Obama’s most pressing challenge, however, will be the same as George W. Bush’s: Iran. With its influence in Iraq and Afghanistan, support of Gaza’s Hamas and Hezbollah in Lebanon, and soon-to-be-fulfilled nuclear ambitions, Tehran’s Islamic regime has succeeded in placing itself at the centre of most of the region’s problems. Efforts by successive American administrations to “contain” the ayatollahs have clearly failed. And, for the first time since the 1979 revolution, it may be time to try formal talks, a possibility to which Obama remains open. (There are really no other options on the table. According to a recent New York Times report, Bush and the Pentagon rejected a proposed Israeli strike against Iran’s nuclear program last fall, denying the IDF both the “bunker bombs” it needed and permission to overfly Iraq.)
Baqer Moin, a Iranian analyst and broadcaster living in London, England, says the Iranians are as eager for change as anyone. “The Americans have always thought that if you corner Iran it will give in. And that’s just psychologically wrong,” he says. “Iran wasn’t a colony, but one of the slogans of the revolution was ‘Independence.’ They would like to be taken seriously as a state.” With the precipitous drop in the price of oil, the Islamic regime is under more economic pressure than ever, notes Moin, and perhaps ready to compromise in exchange for an end to the trade embargo. And even if negotiations fail, they may be to America’s benefit, strengthening the case for more drastic action and building international support.

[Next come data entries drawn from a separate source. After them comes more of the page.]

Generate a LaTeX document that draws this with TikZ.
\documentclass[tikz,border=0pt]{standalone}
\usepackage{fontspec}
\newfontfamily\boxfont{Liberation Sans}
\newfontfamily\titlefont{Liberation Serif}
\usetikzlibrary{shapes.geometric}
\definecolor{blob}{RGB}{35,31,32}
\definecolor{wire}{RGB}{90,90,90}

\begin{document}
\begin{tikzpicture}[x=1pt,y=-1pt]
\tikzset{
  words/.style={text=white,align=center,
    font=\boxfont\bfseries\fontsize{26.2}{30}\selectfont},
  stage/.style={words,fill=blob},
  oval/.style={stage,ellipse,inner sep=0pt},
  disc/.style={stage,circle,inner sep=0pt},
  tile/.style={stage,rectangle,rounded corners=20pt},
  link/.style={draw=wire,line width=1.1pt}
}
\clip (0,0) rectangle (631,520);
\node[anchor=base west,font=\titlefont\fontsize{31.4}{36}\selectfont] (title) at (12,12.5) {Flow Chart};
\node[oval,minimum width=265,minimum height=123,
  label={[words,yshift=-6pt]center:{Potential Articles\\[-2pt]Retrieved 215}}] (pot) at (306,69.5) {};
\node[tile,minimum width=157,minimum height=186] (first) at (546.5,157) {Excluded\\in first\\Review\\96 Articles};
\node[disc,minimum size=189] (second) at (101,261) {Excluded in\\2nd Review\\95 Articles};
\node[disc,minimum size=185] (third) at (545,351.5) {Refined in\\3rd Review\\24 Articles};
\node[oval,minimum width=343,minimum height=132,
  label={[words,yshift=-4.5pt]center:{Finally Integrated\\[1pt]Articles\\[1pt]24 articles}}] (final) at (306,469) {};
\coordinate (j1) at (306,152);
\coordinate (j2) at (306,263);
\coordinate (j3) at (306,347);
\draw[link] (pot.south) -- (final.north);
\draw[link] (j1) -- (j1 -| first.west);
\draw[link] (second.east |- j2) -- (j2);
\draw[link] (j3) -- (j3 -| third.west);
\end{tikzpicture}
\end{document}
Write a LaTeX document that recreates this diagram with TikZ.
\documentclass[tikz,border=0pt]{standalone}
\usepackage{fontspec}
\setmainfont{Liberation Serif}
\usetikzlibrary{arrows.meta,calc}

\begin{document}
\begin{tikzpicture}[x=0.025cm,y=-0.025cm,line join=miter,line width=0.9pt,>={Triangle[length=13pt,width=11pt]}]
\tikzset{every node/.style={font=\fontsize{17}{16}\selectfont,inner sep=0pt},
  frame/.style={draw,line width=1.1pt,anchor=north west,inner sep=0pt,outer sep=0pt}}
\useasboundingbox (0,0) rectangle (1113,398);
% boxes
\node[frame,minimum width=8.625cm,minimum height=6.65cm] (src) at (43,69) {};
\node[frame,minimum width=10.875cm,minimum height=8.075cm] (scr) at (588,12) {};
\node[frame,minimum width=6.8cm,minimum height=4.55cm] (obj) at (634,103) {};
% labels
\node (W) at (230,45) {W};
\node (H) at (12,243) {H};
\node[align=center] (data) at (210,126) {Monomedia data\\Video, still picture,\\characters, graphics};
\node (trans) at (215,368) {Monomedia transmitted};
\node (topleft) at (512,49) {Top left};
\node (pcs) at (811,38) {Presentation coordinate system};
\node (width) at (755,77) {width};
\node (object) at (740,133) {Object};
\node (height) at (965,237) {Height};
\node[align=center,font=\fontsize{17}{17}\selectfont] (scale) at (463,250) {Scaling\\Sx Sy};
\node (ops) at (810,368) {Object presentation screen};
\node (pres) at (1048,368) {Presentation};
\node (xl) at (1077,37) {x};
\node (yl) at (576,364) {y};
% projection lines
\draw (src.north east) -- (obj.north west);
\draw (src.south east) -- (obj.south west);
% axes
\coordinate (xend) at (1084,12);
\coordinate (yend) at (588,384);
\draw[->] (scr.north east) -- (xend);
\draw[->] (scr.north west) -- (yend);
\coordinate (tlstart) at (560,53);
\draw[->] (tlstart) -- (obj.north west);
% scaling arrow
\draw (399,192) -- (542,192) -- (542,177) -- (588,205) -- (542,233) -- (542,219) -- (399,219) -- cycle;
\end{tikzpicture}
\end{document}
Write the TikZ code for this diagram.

For a politician who is burdened with such high expectations and faces challenges on so many different fronts, it is possible that Obama’s rhetoric about a “new” direction in foreign policy will remain just that. Certainly, that is the advice he will receive from the bureaucracy in Washington, where the conventional wisdom has long been that a new president shouldn’t waste his capital on the Middle East. Elections are upcoming not just in Israel, but also Lebanon, Iran, and Gaza, offering the possibility of more willing partners down the line. (Although the smart money says the votes will make things more complicated, not less.) And with the Palestinian leadership—the linchpins of a wider peace deal—more divided and weaker than perhaps ever before, the biggest question for Obama might be: “why bother?”
But as with the Gaza crisis, it could be that events force his hand. Or that the new president simply becomes captivated by the promise that has ensnared so many of his predecessors. “There’s been a framework for a peace deal for years,” Moshe Ma’oz, a Hebrew University peace and conflict specialist, says from his Jerusalem home. “If there is goodwill and leadership it can be done in no time.” But Ma’oz has a warning for the new American president. “Here, there is no love. Nobody loves anybody. It is all a matter of self-interest.”